Eğitimli ve varlıklı bir ailede yetişmiş olmasına karşın, yaşadığı toplumda kadın olmanın olumsuzluklarıyla karşılaşmış birisi. Örneğin kız olduğu için eğitim almasına gerek görülmüyor o da ağabeyi Ali Sedat Bey'in evde özel hocalardan aldığı dersleri dinleyerek kendisini geliştiriyor. Allahtan babası onun bu merakını ve Fransızca'ya olan ilgisini keşfedip, ders almasını sağlıyor. O da kısa sürede bu dili çok iyi düzeyde öğreniyor.
İLK ÇEVİRİ MACERASI
İlk feministlerden. Babasına, kocasına rağmen kendini yetiştiren, önce Fransızca'dan roman çeviren, sonra kendi romanını yazan ilk Türk kadını... |
Fatma Aliye'nin basında yer alan ilk yazısı "Meram" başlığını taşıyor. Bir çeviri roman bu altına da "Bir Kadın" diye imza atıyor. Babasının dikkatini de bu çeviriyle çekiyor. Kızının yeteneklerini yıllar sonra keşfeden Ahmet Cevdet Bey, ona ders verme lütfunda bulunuyor. Daha önce kadın olduğu için fikir tartışması yapmaya gerek görmediği kızına bu "onur"u da bahşediyor.

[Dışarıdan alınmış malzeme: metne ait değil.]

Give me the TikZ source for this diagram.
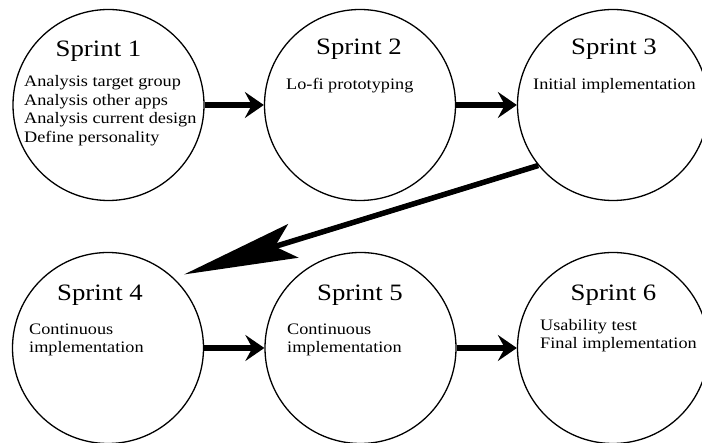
\documentclass[tikz,border=0pt]{standalone}
\usepackage{fontspec}
\setmainfont[FakeStretch=1.14]{Liberation Serif}
\usetikzlibrary{arrows.meta}
\begin{document}
\begin{tikzpicture}[x=1pt,y=-1pt,
  sprint/.style={circle,draw,line width=1.3pt,minimum size=191pt,inner sep=0pt},
  ttl/.style={anchor=base,font=\fontsize{23.5}{28}\selectfont,inner sep=0pt},
  body/.style={anchor=base west,font=\fontsize{16}{18.7}\selectfont,inner sep=0pt,align=left},
  flow/.style={line width=5.5pt,-{Stealth[length=19pt,width=26pt,inset=7pt]}},
  back/.style={line width=5.5pt,-{Stealth[length=114pt,width=35pt,inset=19pt]},shorten >=11pt}]
\useasboundingbox (0,0) rectangle (702,443);
\clip (0,0) rectangle (702,443);
% circles
\node[sprint] (s1) at (108.5,105) {};
\node[sprint] (s2) at (360,105) {};
\node[sprint] (s3) at (613,105) {};
\node[sprint] (s4) at (108,348) {};
\node[sprint] (s5) at (360.5,348) {};
\node[sprint] (s6) at (613,348) {};
% titles
\node[ttl] (t1) at (98.5,57) {Sprint 1};
\node[ttl] (t2) at (359,55) {Sprint 2};
\node[ttl] (t3) at (614,55) {Sprint 3};
\node[ttl] (t4) at (100,301) {Sprint 4};
\node[ttl] (t5) at (360,301) {Sprint 5};
\node[ttl] (t6) at (613.5,301) {Sprint 6};
% bodies (base anchor = baseline of the last line)
\node[body] (b1) at (24,142.7) {Analysis target group\\Analysis other apps\\Analysis current design\\Define personality};
\node[body] (b2) at (286,89.5) {Lo-fi prototyping};
\node[body] (b3) at (533,89.5) {Initial implementation};
\node[body] (b4) at (29,353) {Continuous\\implementation};
\node[body] (b5) at (287,353) {Continuous\\implementation};
\node[body] (b6) at (540,349) {Usability test\\Final implementation};
% arrows
\draw[flow] (s1) -- (s2);
\draw[flow] (s2) -- (s3);
\draw[flow] (s4) -- (s5);
\draw[flow] (s5) -- (s6);
\draw[back] (s3.219.6) -- (s4.47.3);
\end{tikzpicture}
\end{document}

Bir kadın olarak düşünceleri, toplumdaki duruşu, kadınlığı savunuşu ile toplumda ve özellikle kadınlar arasında büyük bir etki yaratıyor. Erken dönem kadın hareketinin (1868-1908) öncülerinden.
Bir femoş olarak o yıllarda savunduğu şey: Kadınların bağımsız bireyler olmaları, birbirleriyle dayanışma ve birlik içine girmeleri, toplumun her alanında söz sahibi olarak güçlenmeleri ve toplumun kadınlara dayattığı konumu kabullenmemeleri.